(Records contained in a dataset)
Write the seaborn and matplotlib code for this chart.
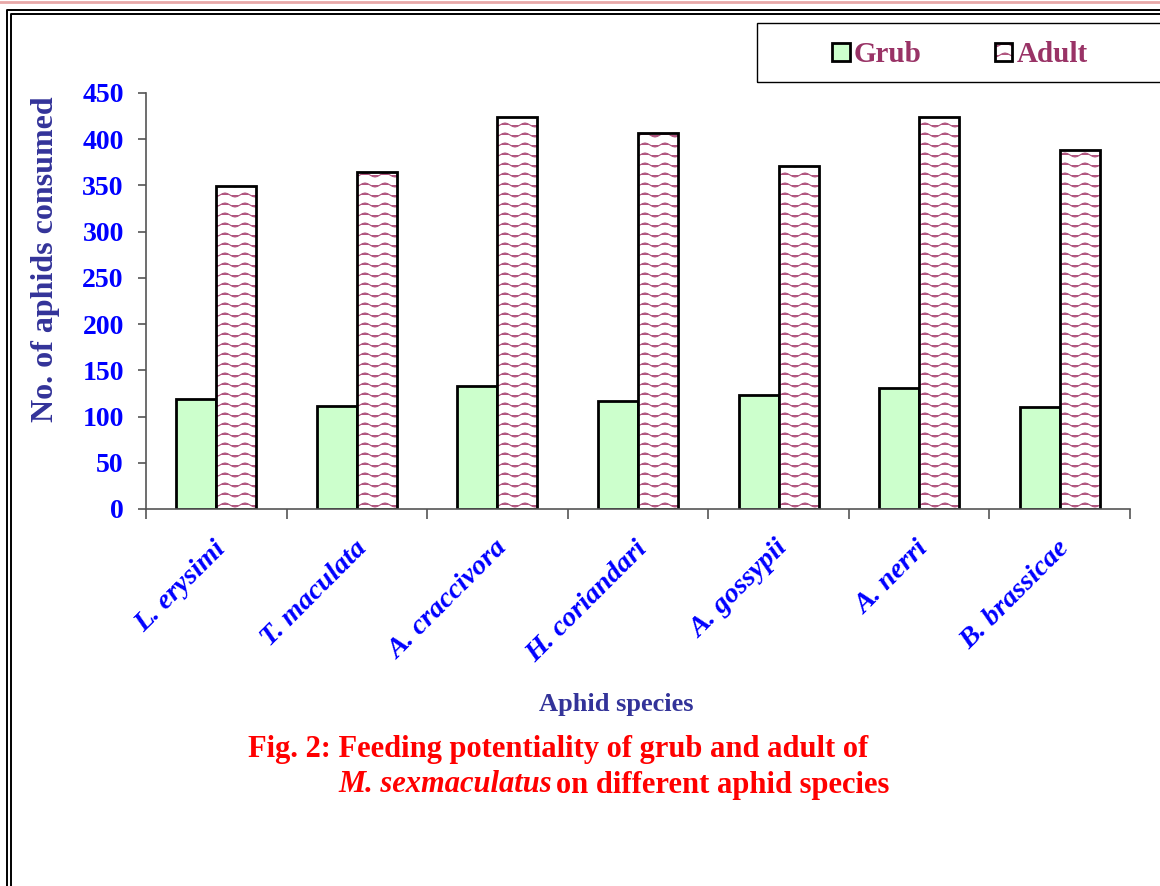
import warnings

import matplotlib
matplotlib.use("Agg")
import matplotlib.hatch as mhatch
import matplotlib.pyplot as plt
import matplotlib.transforms as mtransforms
import numpy as np
import pandas as pd
import seaborn as sns
from matplotlib.colors import to_rgba
from matplotlib.lines import Line2D
from matplotlib.patches import Rectangle
from matplotlib.path import Path

warnings.filterwarnings("ignore")

# ---------------------------------------------------------------------------
# Data
# ---------------------------------------------------------------------------
species = ["L. erysimi", "T. maculata", "A. craccivora", "H. coriandari",
           "A. gossypii", "A. nerri", "B. brassicae"]
grub = [119, 111, 133, 117, 123, 131, 110]
adult = [349, 365, 424, 407, 371, 424, 388]
stages = ["Grub", "Adult"]
yticks = [0, 50, 100, 150, 200, 250, 300, 350, 400, 450]

W, H = 1160, 886
BLUE = "#0000FF"
NAVY = "#333399"
PLUM = "#993366"


# wavy hatch like the Excel "wave" fill
class WaveHatch(mhatch.HatchPatternBase):
    def __init__(self, hatch, density):
        self.num_lines = hatch.count("w") * 10
        self.npts = 41
        self.num_vertices = self.num_lines * self.npts

    def set_vertices_and_codes(self, vertices, codes):
        t = np.linspace(0, 1, self.npts)
        for i in range(self.num_lines):
            s = slice(i * self.npts, (i + 1) * self.npts)
            vertices[s, 0] = t
            vertices[s, 1] = (i + 0.5) / self.num_lines + 0.02 * np.sin(2 * np.pi * 5 * t)
            codes[s] = Path.LINETO
            codes[i * self.npts] = Path.MOVETO


mhatch._hatch_types.append(WaveHatch)

plt.rcParams["font.family"] = ["Liberation Serif", "DejaVu Serif"]
plt.rcParams["font.weight"] = "bold"
plt.rcParams["hatch.linewidth"] = 0.8


def fx(px):
    return px / W


def fy(py):
    return 1 - py / H


df = pd.DataFrame({
    "species": species * 2,
    "count": grub + adult,
    "stage": [stages[0]] * len(species) + [stages[1]] * len(species),
})

fig = plt.figure(figsize=(W / 100, H / 100), dpi=100)
ax = fig.add_axes([fx(146), fy(509), (1130 - 146) / W, 416 / H])

sns.barplot(data=df, x="species", y="count", hue="stage", hue_order=stages,
            palette={"Grub": "#CCFFCC", "Adult": "white"}, saturation=1,
            edgecolor="black", linewidth=2, width=0.57, gap=0,
            legend=False, ax=ax)

for bar in ax.containers[1]:
    bar.set_hatch("w")
    if hasattr(bar, "set_hatchcolor"):
        bar.set_hatchcolor("#B0557F")
    else:
        bar._hatch_color = to_rgba("#B0557F")

ax.set_xlim(-0.5, len(species) - 0.5)
ax.set_ylim(0, 450)
ax.set_yticks(yticks)
ax.set_yticklabels([str(v) for v in yticks], color=BLUE, fontsize=20, fontweight="bold")

# category labels, rotated like the Excel axis
ax.set_xticks(range(len(species)))
ax.set_xticklabels([])
lab_trans = mtransforms.offset_copy(ax.get_xaxis_transform(), fig=fig,
                                    x=6, y=-36, units="dots")
for i, name in enumerate(species):
    ax.text(i, 0, name, transform=lab_trans, rotation=45, ha="right",
            va="center", rotation_mode="anchor", color=BLUE, fontsize=20.5,
            fontweight="bold", fontstyle="italic")

ax.set_xticks(np.arange(-0.5, len(species)), minor=True)
ax.tick_params(axis="x", which="major", length=0)
ax.tick_params(axis="x", which="minor", length=7, width=1.2, color="#555555")
ax.tick_params(axis="y", length=6, width=1.2, color="#555555", pad=10)
ax.set_xlabel("")
ax.set_ylabel("")
for side in ["top", "right"]:
    ax.spines[side].set_visible(False)
for side in ["left", "bottom"]:
    ax.spines[side].set_color("#555555")
    ax.spines[side].set_linewidth(1.2)

fig.text(fx(46), fy(259), "No. of aphids consumed", rotation=90, ha="center",
         va="center", color=NAVY, fontsize=23, fontweight="bold")
fig.text(fx(616), fy(704), "Aphid species", ha="center", va="center",
         color=NAVY, fontsize=19, fontweight="bold")

# caption
fig.text(fx(248), fy(750), "Fig. 2: Feeding potentiality of grub and adult of",
         ha="left", va="center", color="red", fontsize=22, fontweight="bold")
fig.text(fx(338), fy(785), "M. sexmaculatus", ha="left", va="center",
         color="red", fontsize=22, fontweight="bold", fontstyle="italic")
fig.text(fx(556), fy(785), "on different aphid species", ha="left", va="center",
         color="red", fontsize=22, fontweight="bold")

# legend box + legend
fig.add_artist(Rectangle((fx(757), fy(82)), fx(1175) - fx(757), fy(23) - fy(82),
                         transform=fig.transFigure, fill=False,
                         edgecolor="black", linewidth=1))
leg = fig.legend(handles=[ax.containers[0][0], ax.containers[1][0]], labels=stages,
                 loc="center", bbox_to_anchor=(fx(960), fy(55)), ncol=2,
                 frameon=False, fontsize=21, handlelength=0.6, handleheight=0.6,
                 handletextpad=0.15, columnspacing=2.5)
for t in leg.get_texts():
    t.set_color(PLUM)
    t.set_fontweight("bold")

# page border lines
fig.add_artist(Line2D([0, 1], [fy(1.5), fy(1.5)], transform=fig.transFigure,
                      color="#E8A8A8", linewidth=2))
for x0, y0 in [(7, 10), (11, 14)]:
    fig.add_artist(Line2D([fx(x0), fx(x0), 1], [0, fy(y0), fy(y0)],
                          transform=fig.transFigure, color="black", linewidth=1.4))

fig.savefig("out.png", dpi=100)
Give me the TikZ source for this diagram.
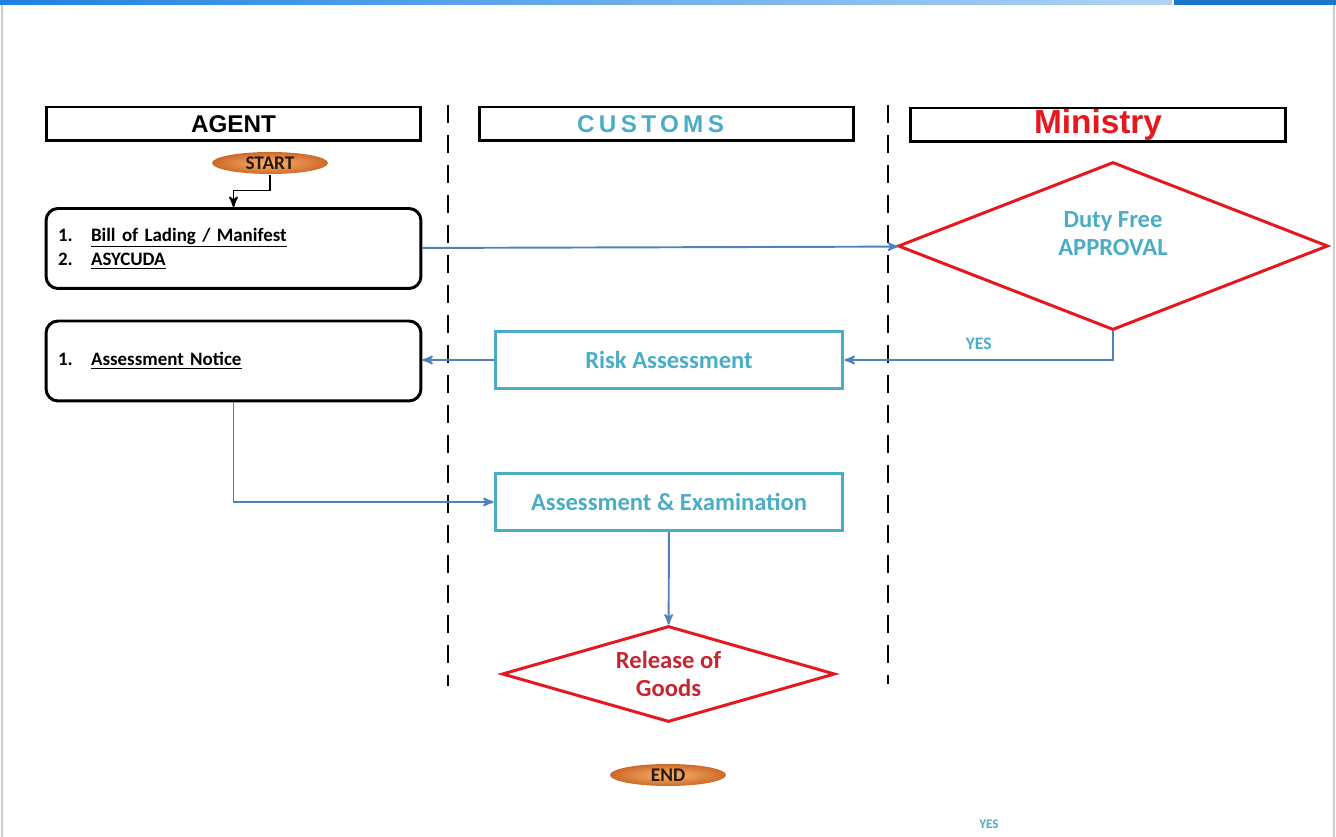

Description of the task =>
Your task is to transcribe all of the records precisely, with no images included.

Complete response =>
Write the seaborn and matplotlib code for this chart.
import warnings

import matplotlib
matplotlib.use("Agg")
import matplotlib.hatch as mhatch
import matplotlib.pyplot as plt
import matplotlib.transforms as mtransforms
import numpy as np
import pandas as pd
import seaborn as sns
from matplotlib.colors import to_rgba
from matplotlib.lines import Line2D
from matplotlib.patches import Rectangle
from matplotlib.path import Path

warnings.filterwarnings("ignore")

# ---------------------------------------------------------------------------
# Data
# ---------------------------------------------------------------------------
species = ["L. erysimi", "T. maculata", "A. craccivora", "H. coriandari",
           "A. gossypii", "A. nerri", "B. brassicae"]
grub = [119, 111, 133, 117, 123, 131, 110]
adult = [349, 365, 424, 407, 371, 424, 388]
stages = ["Grub", "Adult"]
yticks = [0, 50, 100, 150, 200, 250, 300, 350, 400, 450]

W, H = 1160, 886
BLUE = "#0000FF"
NAVY = "#333399"
PLUM = "#993366"


# wavy hatch like the Excel "wave" fill
class WaveHatch(mhatch.HatchPatternBase):
    def __init__(self, hatch, density):
        self.num_lines = hatch.count("w") * 10
        self.npts = 41
        self.num_vertices = self.num_lines * self.npts

    def set_vertices_and_codes(self, vertices, codes):
        t = np.linspace(0, 1, self.npts)
        for i in range(self.num_lines):
            s = slice(i * self.npts, (i + 1) * self.npts)
            vertices[s, 0] = t
            vertices[s, 1] = (i + 0.5) / self.num_lines + 0.02 * np.sin(2 * np.pi * 5 * t)
            codes[s] = Path.LINETO
            codes[i * self.npts] = Path.MOVETO


mhatch._hatch_types.append(WaveHatch)

plt.rcParams["font.family"] = ["Liberation Serif", "DejaVu Serif"]
plt.rcParams["font.weight"] = "bold"
plt.rcParams["hatch.linewidth"] = 0.8


def fx(px):
    return px / W


def fy(py):
    return 1 - py / H


df = pd.DataFrame({
    "species": species * 2,
    "count": grub + adult,
    "stage": [stages[0]] * len(species) + [stages[1]] * len(species),
})

fig = plt.figure(figsize=(W / 100, H / 100), dpi=100)
ax = fig.add_axes([fx(146), fy(509), (1130 - 146) / W, 416 / H])

sns.barplot(data=df, x="species", y="count", hue="stage", hue_order=stages,
            palette={"Grub": "#CCFFCC", "Adult": "white"}, saturation=1,
            edgecolor="black", linewidth=2, width=0.57, gap=0,
            legend=False, ax=ax)

for bar in ax.containers[1]:
    bar.set_hatch("w")
    if hasattr(bar, "set_hatchcolor"):
        bar.set_hatchcolor("#B0557F")
    else:
        bar._hatch_color = to_rgba("#B0557F")

ax.set_xlim(-0.5, len(species) - 0.5)
ax.set_ylim(0, 450)
ax.set_yticks(yticks)
ax.set_yticklabels([str(v) for v in yticks], color=BLUE, fontsize=20, fontweight="bold")

# category labels, rotated like the Excel axis
ax.set_xticks(range(len(species)))
ax.set_xticklabels([])
lab_trans = mtransforms.offset_copy(ax.get_xaxis_transform(), fig=fig,
                                    x=6, y=-36, units="dots")
for i, name in enumerate(species):
    ax.text(i, 0, name, transform=lab_trans, rotation=45, ha="right",
            va="center", rotation_mode="anchor", color=BLUE, fontsize=20.5,
            fontweight="bold", fontstyle="italic")

ax.set_xticks(np.arange(-0.5, len(species)), minor=True)
ax.tick_params(axis="x", which="major", length=0)
ax.tick_params(axis="x", which="minor", length=7, width=1.2, color="#555555")
ax.tick_params(axis="y", length=6, width=1.2, color="#555555", pad=10)
ax.set_xlabel("")
ax.set_ylabel("")
for side in ["top", "right"]:
    ax.spines[side].set_visible(False)
for side in ["left", "bottom"]:
    ax.spines[side].set_color("#555555")
    ax.spines[side].set_linewidth(1.2)

fig.text(fx(46), fy(259), "No. of aphids consumed", rotation=90, ha="center",
         va="center", color=NAVY, fontsize=23, fontweight="bold")
fig.text(fx(616), fy(704), "Aphid species", ha="center", va="center",
         color=NAVY, fontsize=19, fontweight="bold")

# caption
fig.text(fx(248), fy(750), "Fig. 2: Feeding potentiality of grub and adult of",
         ha="left", va="center", color="red", fontsize=22, fontweight="bold")
fig.text(fx(338), fy(785), "M. sexmaculatus", ha="left", va="center",
         color="red", fontsize=22, fontweight="bold", fontstyle="italic")
fig.text(fx(556), fy(785), "on different aphid species", ha="left", va="center",
         color="red", fontsize=22, fontweight="bold")

# legend box + legend
fig.add_artist(Rectangle((fx(757), fy(82)), fx(1175) - fx(757), fy(23) - fy(82),
                         transform=fig.transFigure, fill=False,
                         edgecolor="black", linewidth=1))
leg = fig.legend(handles=[ax.containers[0][0], ax.containers[1][0]], labels=stages,
                 loc="center", bbox_to_anchor=(fx(960), fy(55)), ncol=2,
                 frameon=False, fontsize=21, handlelength=0.6, handleheight=0.6,
                 handletextpad=0.15, columnspacing=2.5)
for t in leg.get_texts():
    t.set_color(PLUM)
    t.set_fontweight("bold")

# page border lines
fig.add_artist(Line2D([0, 1], [fy(1.5), fy(1.5)], transform=fig.transFigure,
                      color="#E8A8A8", linewidth=2))
for x0, y0 in [(7, 10), (11, 14)]:
    fig.add_artist(Line2D([fx(x0), fx(x0), 1], [0, fy(y0), fy(y0)],
                          transform=fig.transFigure, color="black", linewidth=1.4))

fig.savefig("out.png", dpi=100)
Give me the TikZ source for this diagram.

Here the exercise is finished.